The authors study allocations in sub-districts of Andhra Pradesh under the Mahatma Gandhi National Rural Employment Guarantee Scheme (MGNREGS) and find little evidence of patronage effects before 2009: neither swing localities nor support bases of the ruling party (Congress) received disproportionately higher funds. But the trend changed after the 2009 elections, and in subsequent years the scheme was used as a tool for patronage.

"...evidence of widespread patronage in the post-election years is best understood within the changing political climate immediately after the 2009 election," wrote Sheahan, Liu, Barrett and Narayanan. "Recall that YSR, the figurehead of MGNREGS in AP, was killed not long after his re-election and that a struggle for power in the following years ensued. Evidence of patronage during this time suggests that this disorder prompted politicians to use MGNREGS funds to secure their place in the AP political hierarchy moving forward, grounded in how their constituents voted in the most recent election."

Is there an institutional fix to the problem of political opportunism in government spending? There does not seem to be any easy solution but political scientists argue that as a democracy matures, citizens become more willing to trust elected representatives to plan and take steps for the long-term growth and development. Short-term transactional politics to please or appease special interests then assume less importance, and politicians become more willing to address broader concerns.
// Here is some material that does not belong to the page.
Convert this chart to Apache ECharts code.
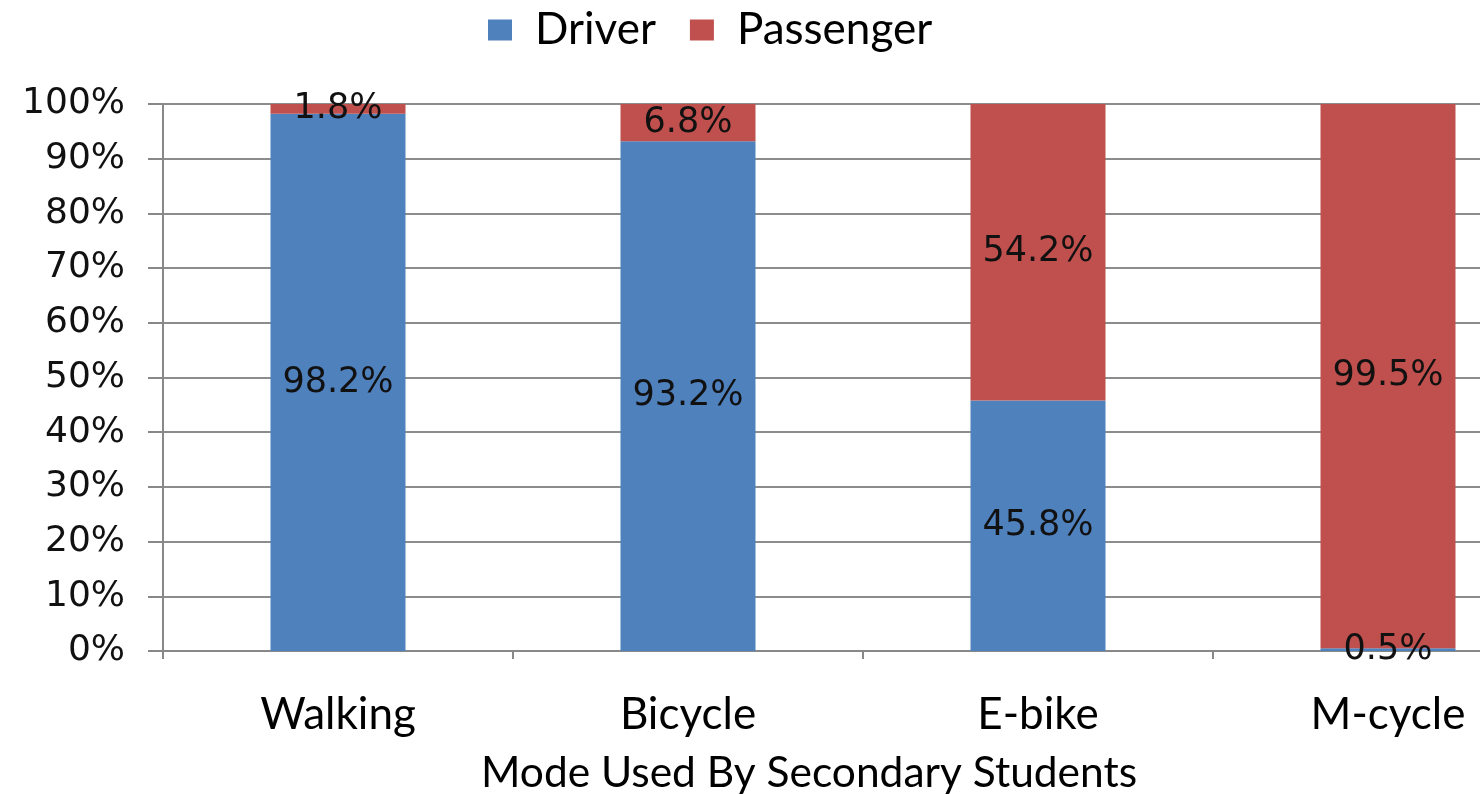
<!DOCTYPE html>
<html>
<head>
<meta charset="utf-8">
<script src="https://cdn.jsdelivr.net/npm/echarts@6/dist/echarts.min.js"></script>
<style>
  html, body { margin: 0; padding: 0; background: #fff; overflow: hidden; width: 1480px; height: 794px; }
  /* the plot continues past the right edge of the window; the last band is cut off */
  #chart { width: 1563px; height: 794px; }
</style>
</head>
<body>
<div id="chart"></div>
<script>
// Travel mode share by role (percent)
const modes = ['Walking', 'Bicycle', 'E-bike', 'M-cycle'];
const driverShare = [98.2, 93.2, 45.8, 0.5];
const passengerShare = [1.8, 6.8, 54.2, 99.5];
const yTicks = [0, 10, 20, 30, 40, 50, 60, 70, 80, 90, 100];

const chart = echarts.init(document.getElementById('chart'));

const valueLabel = {
  show: true,
  position: 'inside',
  formatter: p => p.value.toFixed(1) + '%',
  color: '#111',
  fontFamily: 'DejaVu Sans',
  fontSize: 35
};

chart.setOption({
  animation: false,
  backgroundColor: '#fff',
  legend: {
    top: 3,
    left: 483,
    itemWidth: 24,
    itemHeight: 21,
    itemGap: 34,
    icon: 'rect',
    textStyle: { fontFamily: 'Lato', fontSize: 44, color: '#000', padding: [0, 0, 0, 18] },
    data: ['Driver', 'Passenger']
  },
  grid: { left: 163, right: 0, top: 104, bottom: 143, containLabel: false },
  xAxis: {
    type: 'category',
    data: modes,
    axisLine: { lineStyle: { color: '#888', width: 2 } },
    axisTick: { show: true, length: 8, lineStyle: { color: '#888', width: 2 } },
    axisLabel: { fontFamily: 'Lato', fontSize: 44, color: '#000', margin: 42 },
    splitLine: { show: false }
  },
  yAxis: {
    type: 'value',
    min: yTicks[0],
    max: yTicks[yTicks.length - 1],
    interval: 10,
    axisLine: { show: true, lineStyle: { color: '#888', width: 2 } },
    axisTick: { show: true, length: 15, lineStyle: { color: '#888', width: 2 } },
    axisLabel: {
      formatter: '{value}%',
      fontFamily: 'DejaVu Sans',
      fontSize: 36,
      color: '#111',
      margin: 38
    },
    splitLine: { show: true, lineStyle: { color: '#8c8c8c', width: 2 } }
  },
  graphic: [{
    type: 'text',
    left: 481,
    top: 752,
    style: {
      text: 'Mode Used By Secondary Students',
      fontFamily: 'Lato',
      fontSize: 42.5,
      fill: '#000'
    }
  }],
  series: [
    {
      name: 'Driver',
      type: 'bar',
      stack: 'share',
      barWidth: 135,
      data: driverShare,
      itemStyle: { color: '#4f81bd' },
      label: valueLabel
    },
    {
      name: 'Passenger',
      type: 'bar',
      stack: 'share',
      barWidth: 135,
      data: passengerShare,
      itemStyle: { color: '#c0504d' },
      label: valueLabel
    }
  ]
});
</script>
</body>
</html>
Perhaps Indian democracy is still a work in progress in that respect.

While the level of democracy in a single year has no measurable impact on economic growth in the subsequent year, its democratic experience over a long stretch of time is positively associated with growth in subsequent years, wrote political scientists John Gerring, Philip Bond, William Barndt and Carola Moreno in a 2005 research paper . Over a long horizon democracy delivers superior growth performance, the authors argue.